Dario Mangano is Associate Professor of Semiotics and Semiotics of Advertising in the University of Palermo (Italy), Department of Cultures & Society. He also teaches Semiotics of Food and a Laboratory in Food Advertising in the University of Gastronomic Sciences of Pollenzo.
His research interests include Semiotics of Design and Food Design, Semiotics of Advertising and Branding. Among his books: Che cos’è il food design (What food design is) (Carocci, 2014), Ikea (Doppiozero, 2014), Archeologia del contemporaneo (Archaeology of contemporary) (Nuova Cultura, 2010) and Semiotica e design (Semiotics and design) (Carocci, 2008).
Gianfranco Marrone is full Professor of Semiotics in the University of Palermo (Italy), Department of Cultures & Society. He also teaches Communication and languages of gastronomy in the University of Gastronomic Sciences of Pollenzo, and Semiotics at IULM (Milan).
His research interests include Mass-Media Studies, Aesthetics and Literary Theory from a Semiotic perspective. His research in the field of Semio-Aesthetics primarily deals with the nexus between signification and perception. His most recent works have made an innovative contribution to the fields of socio-semiotics applied to food, brand, cities, journalism, space, politics, advertisement, fashion, and TV.
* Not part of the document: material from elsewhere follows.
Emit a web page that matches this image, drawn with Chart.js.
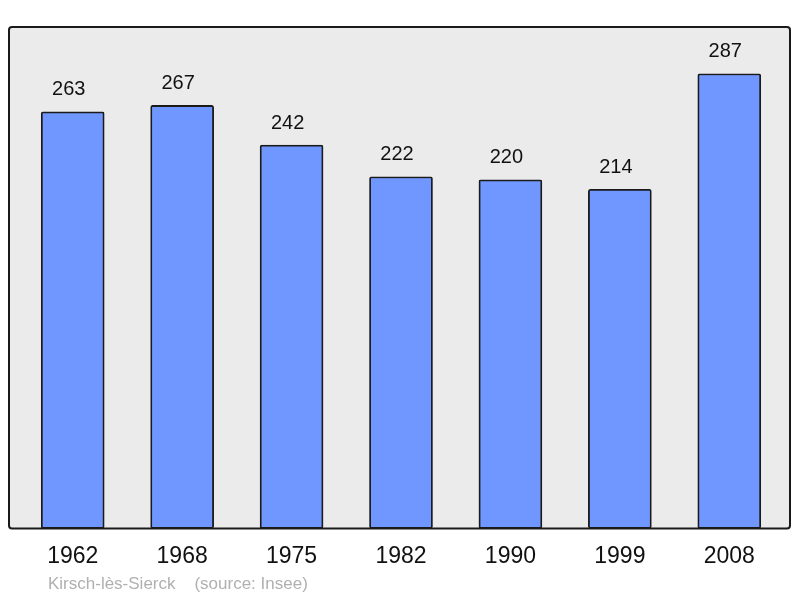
<!DOCTYPE html>
<html>
<head>
<meta charset="utf-8">
<script src="https://cdn.jsdelivr.net/npm/chart.js@4/dist/chart.umd.min.js"></script>
<style>
  html, body { margin: 0; padding: 0; background: #fff; }
  #wrap { width: 800px; height: 598px; }
</style>
</head>
<body>
<div id="wrap"><canvas id="popChart" width="800" height="598"></canvas></div>
<script>
const years = ["1962", "1968", "1975", "1982", "1990", "1999", "2008"];
const population = [263, 267, 242, 222, 220, 214, 287];
const footerText = "Kirsch-lès-Sierck    (source: Insee)";

const FONT = "'Liberation Sans', Arial, sans-serif";

// grey framed plot background
const framePlugin = {
  id: "frame",
  beforeDraw(chart) {
    const { ctx, chartArea: a } = chart;
    const x = a.left - 9, y = a.top, w = a.right + 6 - x, h = a.bottom - a.top;
    ctx.save();
    ctx.beginPath();
    ctx.roundRect(x, y, w, h, 3);
    ctx.fillStyle = "#ebebeb";
    ctx.fill();
    ctx.restore();
  },
  afterDraw(chart) {
    const { ctx, chartArea: a } = chart;
    const x = a.left - 9, y = a.top, w = a.right + 6 - x, h = a.bottom - a.top;
    ctx.save();
    ctx.beginPath();
    ctx.roundRect(x, y, w, h, 3);
    ctx.lineWidth = 2;
    ctx.strokeStyle = "#1a1a1a";
    ctx.stroke();
    // footer
    ctx.font = "17px " + FONT;
    ctx.fillStyle = "#b0b0b0";
    ctx.textBaseline = "middle";
    ctx.textAlign = "left";
    ctx.fillText(footerText, 48, 584);
    ctx.restore();
  }
};

// values above bars (slightly left of centre, as in the original)
const valuePlugin = {
  id: "values",
  afterDatasetsDraw(chart) {
    const { ctx } = chart;
    const meta = chart.getDatasetMeta(0);
    ctx.save();
    ctx.font = "20px " + FONT;
    ctx.fillStyle = "#111";
    ctx.textAlign = "center";
    ctx.textBaseline = "middle";
    meta.data.forEach((bar, i) => {
      ctx.fillText(String(population[i]), bar.x - 4, bar.y - 22);
    });
    ctx.restore();
  }
};

new Chart(document.getElementById("popChart").getContext("2d"), {
  type: "bar",
  data: {
    labels: years,
    datasets: [{
      data: population,
      backgroundColor: "rgb(112,150,255)",
      borderColor: "#1a1a1a",
      borderWidth: 1.8,
      borderRadius: 2,
      borderSkipped: false,
      barThickness: 63
    }]
  },
  options: {
    responsive: false,
    animation: false,
    layout: { padding: { left: 18, right: 16, top: 27, bottom: 14 } },
    plugins: { legend: { display: false }, tooltip: { enabled: false } },
    scales: {
      x: {
        grid: { display: false, drawTicks: false },
        border: { display: false },
        ticks: { color: "#111", font: { family: FONT, size: 23 }, padding: 14 }
      },
      y: {
        display: false,
        min: 0,
        max: 316.5
      }
    }
  },
  plugins: [framePlugin, valuePlugin]
});
</script>
</body>
</html>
Selected publications in English: The Invention of the Text, London, Mimesis international 2014; Ludovico's Cure. On Body and Music in A Clockwork Orange, Toronto, Legas 2009.
To place animals within the realm of nature, means inserting them among the articulations of culture and the social. Semiotics has never avoided this chiasmus, choosing to deal from the outset with the problem of the languages of animals following the old admonition of Montaigne: it is not that animals do not talk, it is us who do not understand them.
Recent research in the field of the anthropology of nature and sociology of sciences and techniques allow to think about the Zoosemiotic issue in a different way. Instead of transplanting the language structures – gestures, LIS, etc. – for a semiotic study of the forms of the human and social meaning, it seems more apt to look at their discourse, and as such, the actual interactions, communicative and scientific as well as practical and functional, between humans and non-humans. This book aims to investigate precisely this hypothesis, known here as Zoosemiotics 2.0, working on several fronts and levels:
· Anthropology
· Languages of the image and visual representations, from art history to cinema
· Old and new media. From literature to comics, from cartoons to TV documentaries but also advertising, music, Web and social networks. All those cultural products that talk about the role of human and non-human in society implicitly proposing (and in some way imposing) a form of articulation of such a relationship.